What to do: Print the listing from its top line through the line containing "colors = ['#99ccff', '#4f80d0', '#003399']", nothing more, and leave out the pictures.
☆ ☆ ☆ ☆ ☆ ☆ ☆
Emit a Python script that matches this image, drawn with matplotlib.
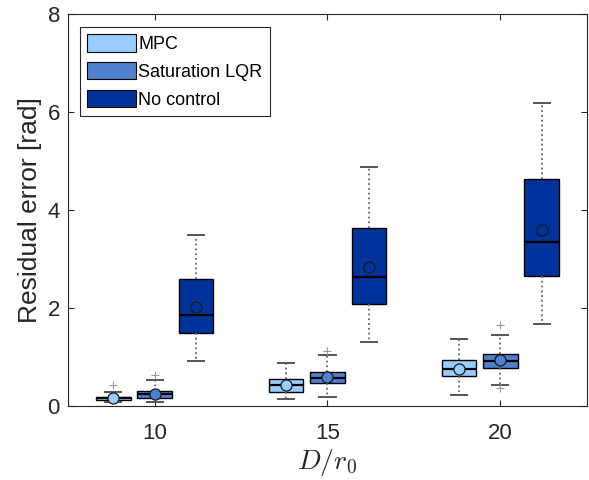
import numpy as np
import matplotlib
matplotlib.use('Agg')
import matplotlib.pyplot as plt
from matplotlib.patches import Patch

plt.rcParams['font.family'] = ['Liberation Sans', 'DejaVu Sans']
plt.rcParams['mathtext.fontset'] = 'cm'

# residual error statistics per method and turbulence strength D/r0
d_r0 = [10, 15, 20]
methods = ['MPC', 'Saturation LQR', 'No control']
colors = ['#99ccff', '#4f80d0', '#003399']

q1 = {'MPC': [0.13, 0.30, 0.62],
      'Saturation LQR': [0.18, 0.47, 0.78],
      'No control': [1.49, 2.09, 2.67]}
med = {'MPC': [0.16, 0.43, 0.77],
       'Saturation LQR': [0.26, 0.57, 0.93],
       'No control': [1.87, 2.64, 3.36]}
q3 = {'MPC': [0.20, 0.55, 0.94],
      'Saturation LQR': [0.32, 0.70, 1.07],
      'No control': [2.60, 3.64, 4.64]}
whislo = {'MPC': [0.09, 0.14, 0.23],
          'Saturation LQR': [0.08, 0.20, 0.43],
          'No control': [0.93, 1.31, 1.68]}
whishi = {'MPC': [0.29, 0.89, 1.37],
          'Saturation LQR': [0.53, 1.05, 1.45],
          'No control': [3.49, 4.88, 6.19]}
means = {'MPC': [0.17, 0.44, 0.77],
         'Saturation LQR': [0.26, 0.60, 0.94],
         'No control': [2.02, 2.84, 3.61]}
fliers = {'MPC': [[0.44], [], []],
          'Saturation LQR': [[0.63], [1.12], [1.67, 0.37]],
          'No control': [[], [], []]}

offsets = [-1.2, 0.0, 1.2]
box_w = 1.0

fig = plt.figure(figsize=(5.89, 4.80), dpi=100)
ax = fig.add_axes([0.116, 0.1535, 0.880, 0.8163])

for m, off, c in zip(methods, offsets, colors):
    stats = []
    for i in range(len(d_r0)):
        stats.append(dict(q1=q1[m][i], med=med[m][i], q3=q3[m][i],
                          whislo=whislo[m][i], whishi=whishi[m][i],
                          mean=means[m][i], fliers=fliers[m][i]))
    pos = [d + off for d in d_r0]
    ax.bxp(stats, positions=pos, widths=box_w, patch_artist=True,
           showmeans=True, capwidths=0.47,
           boxprops=dict(facecolor=c, edgecolor='black', linewidth=1.0),
           medianprops=dict(color='black', linewidth=1.6),
           whiskerprops=dict(color='#666666', linestyle=':', linewidth=1.3),
           capprops=dict(color='#555555', linewidth=1.4),
           meanprops=dict(marker='o', markerfacecolor=c, markeredgecolor='#1a1a1a',
                          markersize=8, markeredgewidth=0.9),
           flierprops=dict(marker='+', markeredgecolor='#999999', markersize=6,
                           markeredgewidth=0.8))

ax.set_xlim(7.5, 22.5)
ax.set_ylim(0, 8)
ax.set_xticks(d_r0)
ax.set_xticklabels([str(d) for d in d_r0])
ax.set_yticks([0, 2, 4, 6, 8])
ax.tick_params(direction='in', labelsize=16, colors='#262626', length=4,
               top=True, right=True, width=0.8)
ax.tick_params(axis='x', pad=12)
ax.tick_params(axis='y', pad=6)
for s in ax.spines.values():
    s.set_color('#262626')
    s.set_linewidth(0.8)

ax.set_ylabel('Residual error [rad]', fontsize=19, color='#262626', labelpad=4)
ax.set_xlabel(r'$D/r_0$', fontsize=20, color='#262626', labelpad=2)

handles = [Patch(facecolor=c, edgecolor='black', linewidth=0.8) for c in colors]
leg = ax.legend(handles, methods, loc='upper left', bbox_to_anchor=(0.023, 0.968),
                borderaxespad=0, fontsize=13, handlelength=2.7, handleheight=1.1,
                labelspacing=0.5, handletextpad=0.12, borderpad=0.4,
                fancybox=False, edgecolor='#262626', framealpha=1)
leg.get_frame().set_linewidth(0.8)

fig.savefig('out.png', dpi=100)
☆ ☆ ☆ ☆ ☆ ☆ ☆
Answer to this problem:
Emit a Python script that matches this image, drawn with matplotlib.
import numpy as np
import matplotlib
matplotlib.use('Agg')
import matplotlib.pyplot as plt
from matplotlib.patches import Patch

plt.rcParams['font.family'] = ['Liberation Sans', 'DejaVu Sans']
plt.rcParams['mathtext.fontset'] = 'cm'

# residual error statistics per method and turbulence strength D/r0
d_r0 = [10, 15, 20]
methods = ['MPC', 'Saturation LQR', 'No control']
colors = ['#99ccff', '#4f80d0', '#003399']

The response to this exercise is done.